- CD cover art
- Original language: Marathi
- Written by: Pralhad Keshav Atre
- Characters: Moruchi Mavshi - Moru's aunt who is the Queen of Kanda Sansthan
- Genre: Comedy

= Moruchi Mavshi =

Play written by Pralhad Keshav Atre

Moruchi Mavshi (Devanagari:मोरूची मावशी) is a Marathi play written by playwright Pralhad Keshav Atre. The play is a light hearted comedy. It is best known for Vijay Chavan's iconic role in this famous Marathi Stage drama where he regaled in the title role of Moru's aunt.

==Synopsis==
Set in the post-Independence era when different sansthans (princely states) of India were being demolished, the play deals with three college friends Moru (Prashant Damle), Bhaiyya (Pradeep Patwardhan) and Bandya (Vijay Chavan). Moru and Bhaiyya are sharing a bungalow they have rented. Moru's aunt, the queen of Kanda Sansthan, is coming visiting. So Moru and Bhaiyya call their girlfriends from their neighborhood to give her company but at the last minute the aunt's visit is cancelled and Bandya, who is playing a female part for a theatre group is coaxed by his two friends to become Moru's aunt.
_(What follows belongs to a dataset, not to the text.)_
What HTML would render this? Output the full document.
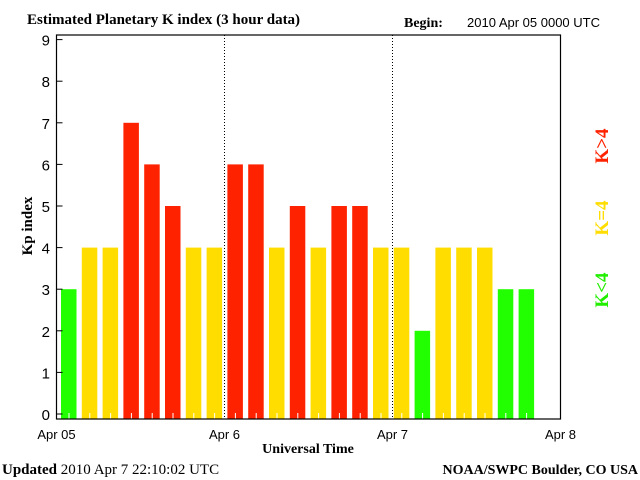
<!DOCTYPE html>
<html><head><style>
body{margin:0;background:#fff;}
svg{display:block;}
</style></head><body>
<svg width="640" height="480" xmlns="http://www.w3.org/2000/svg">
<g id="root"></g>
<text x="27" y="24" font-family="Liberation Serif, serif" font-weight="bold" font-size="15">Estimated Planetary K index (3 hour data)</text>
<text x="404" y="27" font-family="Liberation Serif, serif" font-weight="bold" font-size="14">Begin:</text>
<text x="467" y="27" font-family="Liberation Sans, sans-serif" font-size="13">2010 Apr 05 0000 UTC</text>
<text x="32" y="226" transform="rotate(-90 32 226)" text-anchor="middle" font-family="Liberation Serif, serif" font-weight="bold" font-size="15">Kp index</text>
<text x="308" y="453" text-anchor="middle" font-family="Liberation Serif, serif" font-weight="bold" font-size="14">Universal Time</text>
<text x="2" y="474" font-family="Liberation Serif, serif" font-size="15"><tspan font-weight="bold">Updated</tspan> 2010 Apr  7 22:10:02 UTC</text>
<text x="638" y="474" text-anchor="end" font-family="Liberation Serif, serif" font-weight="bold" font-size="14">NOAA/SWPC Boulder, CO USA</text>
<text x="608" y="290" transform="rotate(-90 608 290)" text-anchor="middle" fill="#22ee00" font-family="Liberation Serif, serif" font-weight="bold" font-size="19">K&lt;4</text>
<text x="608" y="218" transform="rotate(-90 608 218)" text-anchor="middle" fill="#ffdd00" font-family="Liberation Serif, serif" font-weight="bold" font-size="19">K=4</text>
<text x="608" y="146" transform="rotate(-90 608 146)" text-anchor="middle" fill="#ff2200" font-family="Liberation Serif, serif" font-weight="bold" font-size="19">K&gt;4</text>
</svg>
<script>
const kpValues=[3,4,4,7,6,5,4,4,6,6,4,5,4,5,5,4,4,2,4,4,4,3,3];
const yTicks=[0,1,2,3,4,5,6,7,8,9];
const dayLabels=["Apr 05","Apr 6","Apr 7","Apr 8"];
const NS="http://www.w3.org/2000/svg";
const root=document.getElementById('root');
const X0=56.5,DAY=168,SLOT=20.8,Y0=414,UNIT=41.6,BOTTOM=419,TOP=35;
const xs=i=>X0+i*SLOT;
const ys=v=>Y0-v*UNIT;
function mk(t,a){const e=document.createElementNS(NS,t);for(const k in a)e.setAttribute(k,a[k]);root.appendChild(e);return e;}
kpValues.forEach((v,i)=>{
  const c=v<4?'#22ff00':(v===4?'#ffdd00':'#ff2200');
  const r=mk('rect',{x:xs(i)+4.5,y:ys(v),width:15.5,height:BOTTOM-ys(v),fill:c});
  
  
  const t=mk('line',{x1:xs(i)+12.5,x2:xs(i)+12.5,y1:BOTTOM-6,y2:BOTTOM,stroke:'#fff','stroke-width':1});
  
  
});
[1,2].forEach(d=>{
  const l=mk('line',{x1:X0+d*DAY,x2:X0+d*DAY,y1:TOP,y2:BOTTOM,stroke:'#000','stroke-dasharray':'1,2'});
  
  
});
const f=mk('rect',{x:X0,y:TOP,width:3*DAY,height:BOTTOM-TOP,fill:'none',stroke:'#000','stroke-width':1.2});


yTicks.forEach(v=>{
  const l=mk('line',{x1:X0,x2:X0+6,y1:ys(v),y2:ys(v),stroke:'#000'});
  
  
  const t=mk('text',{x:50,y:ys(v)+6,'text-anchor':'end','font-family':'Liberation Sans, sans-serif','font-size':15});
  t.textContent=v;
  
  
});
dayLabels.forEach((s,d)=>{
  const t=mk('text',{x:X0+d*DAY,y:439,'text-anchor':'middle','font-family':'Liberation Sans, sans-serif','font-size':13});
  t.textContent=s;
  
  
});
</script>
</body></html>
What follows is a fun-filled drama with Bhaiyya's uncle and the girls' uncle proposing to mavshi and the arrival of the real mavshi and her niece who happens to be Bandya's girlfriend.

==Style==
Singing and dancing are used here to good effect laced with comedy. The main highlight of the play was 'Tang ting tinga', a song from the play where Chavan is at his best - dancing, jumping, playing games in a sari.

==Original cast and crew==
- Vijay Chavan : Moru's aunt, the Queen of Kanda Sansthan
- Prashant Damle : Moru
- Pradeep Patwardhan : Bhaiya
- Artist : Vijay Chavan, Prashant Damle, Pradeep Patwardhan, Suresh Takle, Vijay Salvi, Vasanti Nimkar, Roshni Murkar, Chetna Gadgil, Shilpa Parkar, Narayan Sardal
- Ashok Patki : Music
- Sunil Barve : Sutradhar
- Mangesh Kadam : Direction
- Dilip Kolhatkar : Rangamanch Direction
- Nilesh Shinde : Assistant Rangamanch Direction

==New cast and crew==
After the success of an old 'Moruchi Mavshi' which was released in 1985, Suyog Productions has launched the remake of 'Moruchi Mavshi' with an all new star cast in January 2014. The play is hilarious and ends on a very positive note. Bharat Jadhav is Playing Moruchi Mavshi in the new set. The play started on 26 January 2014.
- Bharat Jadhav : Moru's aunt, the Queen of Kanda Sansthan, Bandya/ Prabhakar
- Ashutosh Gokhale : Moru
- Advait Dadarkar : Bhaiyaji
- Tejshree Sawant : Usha
- Rekha Kambli : Nisha

The other crew is Ashutosh Gokhale, Nagesh Morvekar, Mahesh Kokate, Esha Vadanekar, Malvika Marathe.

The new set production team is as follows:
- Production : Suyog Productions
- Producer : Sudhir Bhat & Gopal Algeri
- Writer : Acharya Atre
- Director : Mangesh Kadam
- Music Composer : Ashok Patki
- Set Design : Pradeep Mule
- Lights : Kishor Ingle

==Film adaptation==
It's the same play which has inspired Govinda's drag act in Aunty No. 1 (1998).